In project courses, teams are judged on problem framing and communication, not just performance metrics. Many programs now ask for a portfolio that includes write-ups, evaluation plans, and error analyses. These requirements reflect workplace needs where models interact with people and rules.
What Employers Say They Need
Recruiters continue to hire strong generalists, but they screen for more than raw coding speed. Candidates who can run A/B tests, explain model limits, and align work with a business goal tend to advance. Product managers with data skills and data scientists who can ship are in demand.

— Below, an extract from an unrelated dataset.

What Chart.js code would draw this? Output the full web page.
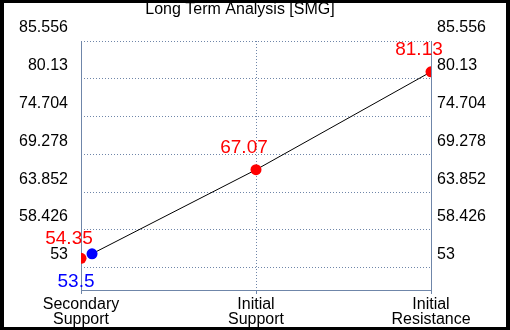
<!DOCTYPE html>
<html>
<head>
<meta charset="utf-8">
<script src="https://cdn.jsdelivr.net/npm/chart.js"></script>
<style>
  html, body { margin: 0; padding: 0; background: #000; }
  .frame {
    position: absolute; left: 0; top: 0;
    width: 510px; height: 330px;
    box-sizing: border-box;
    border: 4px solid #000;
    border-top-width: 3px;
    border-bottom-width: 3px;
    background: #fff;
  }
  canvas { display: block; }
</style>
</head>
<body>
<div class="frame">
  <canvas id="myChart" width="502" height="324"></canvas>
</div>
<script>
  // Chart data
  const title = 'Long Term Analysis [SMG]';
  const categories = [['Secondary', 'Support'], ['Initial', 'Support'], ['Initial', 'Resistance']];
  const yTicks = [53, 58.426, 63.852, 69.278, 74.704, 80.13, 85.556];
  const yTickLabels = ['53', '58.426', '63.852', '69.278', '74.704', '80.13', '85.556'];
  const yMin = 49.8;
  const yMax = 85.556;

  // line: blue start point, then the two red levels
  const lineX = [0.063, 1, 2];
  const lineY = [55.0, 67.07, 81.13];
  const lineColors = ['#0000ff', '#ff0000', '#ff0000'];
  // secondary support red point (not on the line)
  const redX = [0];
  const redY = [54.35];

  // value labels
  const valueLabels = ['54.35', '53.5', '67.07', '81.13'];
  const valueLabelColors = ['#ff0000', '#0000ff', '#ff0000', '#ff0000'];
  const valueLabelAnchors = [[0, 54.35], [0.063, 55.0], [1, 67.07], [2, 81.13]];
  const valueLabelShift = [[-12, -20], [-16, 28], [-12, -22], [-12, -22]];

  const gridColor = '#6f86a9';
  const font = 'Arial, "Liberation Sans", sans-serif';

  const labelPlugin = {
    id: 'valueLabels',
    beforeDatasetsDraw(chart) {
      // solid axis lines on the left and bottom (grid lines stay dotted)
      const ctx = chart.ctx;
      const a = chart.chartArea;
      ctx.save();
      ctx.strokeStyle = gridColor;
      ctx.lineWidth = 1;
      ctx.setLineDash([]);
      ctx.beginPath();
      ctx.moveTo(a.left + 0.5, a.top);
      ctx.lineTo(a.left + 0.5, a.bottom + 0.5);
      ctx.lineTo(a.right, a.bottom + 0.5);
      ctx.stroke();
      ctx.restore();
    },
    afterDatasetsDraw(chart) {
      const ctx = chart.ctx;
      const xs = chart.scales.x;
      const ys = chart.scales.y;
      ctx.save();
      ctx.font = '19px ' + font;
      ctx.textAlign = 'center';
      ctx.textBaseline = 'middle';
      valueLabels.forEach((txt, i) => {
        const px = xs.getPixelForValue(valueLabelAnchors[i][0]) + valueLabelShift[i][0];
        const py = ys.getPixelForValue(valueLabelAnchors[i][1]) + valueLabelShift[i][1];
        ctx.fillStyle = valueLabelColors[i];
        ctx.fillText(txt, px, py);
      });
      // title
      ctx.font = '16px ' + font;
      ctx.fillStyle = '#000';
      ctx.textBaseline = 'alphabetic';
      ctx.fillText(title, 236, 11);
      ctx.restore();
    }
  };

  const ctx = document.getElementById('myChart').getContext('2d');
  const myChart = new Chart(ctx, {
    type: 'scatter',
    data: {
      datasets: [
        {
          data: lineX.map((x, i) => ({ x: x, y: lineY[i] })),
          showLine: true,
          borderColor: '#000',
          borderWidth: 1,
          pointRadius: 5.5,
          pointHoverRadius: 5.5,
          pointBackgroundColor: lineColors,
          pointBorderColor: lineColors,
          pointBorderWidth: 0
        },
        {
          data: redX.map((x, i) => ({ x: x, y: redY[i] })),
          showLine: false,
          pointRadius: 5.5,
          pointBackgroundColor: '#ff0000',
          pointBorderColor: '#ff0000',
          pointBorderWidth: 0
        }
      ]
    },
    options: {
      responsive: false,
      animation: false,
      events: [],
      layout: { padding: { top: 38, left: 0, right: 0, bottom: 0 } },
      plugins: {
        legend: { display: false },
        title: { display: false },
        tooltip: { enabled: false }
      },
      scales: {
        x: {
          type: 'linear',
          min: 0,
          max: 2,
          afterBuildTicks: (scale) => { scale.ticks = [0, 1, 2].map(v => ({ value: v })); },
          afterFit: (scale) => { scale.height = 37; },
          ticks: {
            callback: (v) => categories[v],
            color: '#000',
            font: { family: font, size: 16, lineHeight: 0.94 },
            padding: 3,
            maxRotation: 0
          },
          grid: {
            color: gridColor,
            tickLength: 4,
            tickColor: gridColor,
            tickBorderDash: [],
            lineWidth: 1
          },
          border: { display: false, dash: [1, 2] }
        },
        y: {
          position: 'left',
          min: yMin,
          max: yMax,
          afterBuildTicks: (scale) => { scale.ticks = yTicks.map(v => ({ value: v })); },
          afterFit: (scale) => { scale.width = 77; },
          ticks: {
            callback: (v, i) => yTickLabels[i],
            color: '#000',
            font: { family: font, size: 16 },
            padding: 13,
            labelOffset: -13
          },
          grid: {
            color: gridColor,
            drawTicks: false,
            lineWidth: 1
          },
          border: { display: false, dash: [1, 2] }
        },
        y2: {
          position: 'right',
          min: yMin,
          max: yMax,
          afterBuildTicks: (scale) => { scale.ticks = yTicks.map(v => ({ value: v })); },
          afterFit: (scale) => { scale.width = 75; },
          ticks: {
            callback: (v, i) => yTickLabels[i],
            color: '#000',
            font: { family: font, size: 16 },
            padding: 6,
            labelOffset: -13
          },
          grid: { display: false, drawTicks: false },
          border: { display: true, color: gridColor, width: 1 }
        }
      }
    },
    plugins: [labelPlugin]
  });
</script>
</body>
</html>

Companies also value clear writing. AI systems create outputs that look confident even when they are wrong. Teams need people who can document assumptions, review evidence, and push back when results mislead.
- Experience with experimentation and measurement
- Comfort with ambiguity and incomplete data
- Ability to explain trade-offs to nontechnical peers
Risks, Trade-Offs, and Equity Concerns
The rush to AI has risks. Entry-level software roles may shrink as coding assistants improve. Newcomers could face higher bars to show value, especially without internships. There is also a risk of overfitting education to a single trend. If AI hiring cools, narrow training could limit options.
Equity issues persist. High-demand courses often fill fast, and unpaid or selective research slots can favor students with extra time or connections. Universities are trying to widen access to computing and data courses while keeping class sizes manageable.
What Students Are Doing Now
Many undergraduates hedge. They keep a strong base in systems and algorithms and add applied data skills. They build projects that solve a real problem, track outcomes, and explain errors. They practice with AI coding tools while learning to verify results by hand.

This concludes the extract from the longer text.